### WRITTEN EXERCISE
Skip the pictures and quote all of the lines exactly.
== DATA SEGMENT
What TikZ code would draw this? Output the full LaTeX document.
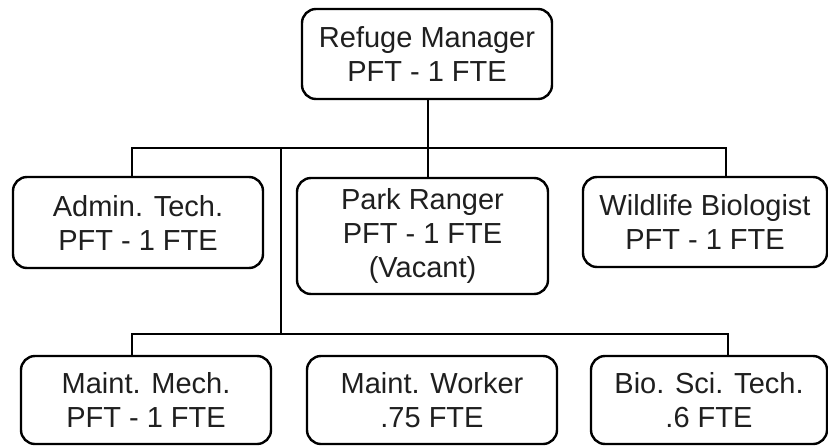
\documentclass[tikz,border=0pt]{standalone}
\usepackage{fontspec}
\setmainfont{Liberation Sans}
\begin{document}
\begin{tikzpicture}[x=1pt,y=-1pt,
  box/.style={draw=black, line width=2.4pt, rounded corners=14pt, fill=white,
    text=black!88, align=center, inner sep=0pt,
    font=\fontsize{29}{34}\selectfont},
  conn/.style={draw=black, line width=2.2pt}]
\fill[white] (0,0) rectangle (828,445);
\useasboundingbox (0,0) rectangle (828,445);
% nodes
\node[box, minimum width=250pt, minimum height=90pt] (mgr) at (427,54) {Refuge Manager\\PFT - 1 FTE};
\node[box, minimum width=250pt, minimum height=91pt] (admin) at (138,222.5) {Admin. Tech.\\PFT - 1 FTE};
\node[box, minimum width=251pt, minimum height=116pt] (ranger) at (422.5,236) {Park Ranger\\PFT - 1 FTE\\(Vacant)};
\node[box, minimum width=244pt, minimum height=90pt] (wild) at (705,222) {Wildlife Biologist\\PFT - 1 FTE};
\node[box, minimum width=250pt, minimum height=88pt] (mech) at (146,400) {Maint. Mech.\\PFT - 1 FTE};
\node[box, minimum width=250pt, minimum height=88pt] (worker) at (432,400) {Maint. Worker\\.75 FTE};
\node[box, minimum width=236pt, minimum height=88pt] (bio) at (709,400) {Bio. Sci. Tech.\\.6 FTE};
% junction coordinates
\coordinate (j1) at (428,148);
\coordinate (a1) at (132,148);
\coordinate (w1) at (726,148);
\coordinate (j2) at (281,148);
\coordinate (j3) at (281,334);
\coordinate (m1) at (132,334);
\coordinate (b1) at (728,334);
% connectors
\draw[conn] (mgr.south -| j1) -- (ranger.north -| j1);
\draw[conn] (admin.north -| a1) -- (a1) -- (w1) -- (wild.north -| w1);
\draw[conn] (j2) -- (j3);
\draw[conn] (mech.north -| m1) -- (m1) -- (b1) -- (bio.north -| b1);
\end{tikzpicture}
\end{document}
====
### EXPECTED ANSWER
What TikZ code would draw this? Output the full LaTeX document.
\documentclass[tikz,border=0pt]{standalone}
\usepackage{fontspec}
\setmainfont{Liberation Sans}
\begin{document}
\begin{tikzpicture}[x=1pt,y=-1pt,
  box/.style={draw=black, line width=2.4pt, rounded corners=14pt, fill=white,
    text=black!88, align=center, inner sep=0pt,
    font=\fontsize{29}{34}\selectfont},
  conn/.style={draw=black, line width=2.2pt}]
\fill[white] (0,0) rectangle (828,445);
\useasboundingbox (0,0) rectangle (828,445);
% nodes
\node[box, minimum width=250pt, minimum height=90pt] (mgr) at (427,54) {Refuge Manager\\PFT - 1 FTE};
\node[box, minimum width=250pt, minimum height=91pt] (admin) at (138,222.5) {Admin. Tech.\\PFT - 1 FTE};
\node[box, minimum width=251pt, minimum height=116pt] (ranger) at (422.5,236) {Park Ranger\\PFT - 1 FTE\\(Vacant)};
\node[box, minimum width=244pt, minimum height=90pt] (wild) at (705,222) {Wildlife Biologist\\PFT - 1 FTE};
\node[box, minimum width=250pt, minimum height=88pt] (mech) at (146,400) {Maint. Mech.\\PFT - 1 FTE};
\node[box, minimum width=250pt, minimum height=88pt] (worker) at (432,400) {Maint. Worker\\.75 FTE};
\node[box, minimum width=236pt, minimum height=88pt] (bio) at (709,400) {Bio. Sci. Tech.\\.6 FTE};
% junction coordinates
\coordinate (j1) at (428,148);
\coordinate (a1) at (132,148);
\coordinate (w1) at (726,148);
\coordinate (j2) at (281,148);
\coordinate (j3) at (281,334);
\coordinate (m1) at (132,334);
\coordinate (b1) at (728,334);
% connectors
\draw[conn] (mgr.south -| j1) -- (ranger.north -| j1);
\draw[conn] (admin.north -| a1) -- (a1) -- (w1) -- (wild.north -| w1);
\draw[conn] (j2) -- (j3);
\draw[conn] (mech.north -| m1) -- (m1) -- (b1) -- (bio.north -| b1);
\end{tikzpicture}
\end{document}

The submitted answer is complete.